You’re allowed to want more than just someone who’s “not mean.” You’re allowed to want someone who actually meets you where you are.
4. Saying “I love you” doesn’t mean they show it
Words matter, but so do actions. Just because someone says they love you doesn’t mean they’re showing up for you emotionally, mentally, or even physically.
Let’s say your partner says “I love you” every day, but never checks in when you’re upset, doesn’t support your goals, and forgets the things that matter to you. That disconnect can be confusing, but it’s a sign: love isn’t just said, it’s shown.
You deserve love that feels like love, not love that only sounds good.
5. Doing the bare minimum and calling it effort is emotional manipulation
This is the hardest one to admit: sometimes, people give us crumbs and make it look like a feast. A birthday text, a half-planned date, a compliment out of nowhere, and suddenly we’re thinking, “Wow, they do care.”

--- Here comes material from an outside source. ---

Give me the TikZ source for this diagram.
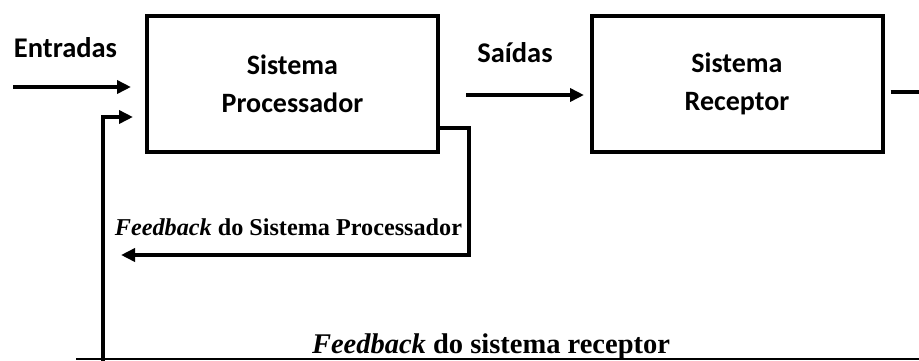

But when those small moments are surrounded by inconsistency, indifference, or emotional neglect, they’re not actually signs of effort. They’re just enough to keep you hoping. And that’s not love, that’s someone trying to keep access to you without doing the real work.
If the “sweet moments” are the exception, not the rule, that’s not a relationship, it’s survival mode.
You deserve more than someone who texts back, doesn’t cheat, or remembers your name. You deserve someone who truly sees you, respects you, and shows up for you consistently, not just when it benefits them.
The bare minimum might feel comfortable when it’s all you’ve known, but that’s not the same as being loved well.
Raise the bar. Then watch who’s still capable of reaching it.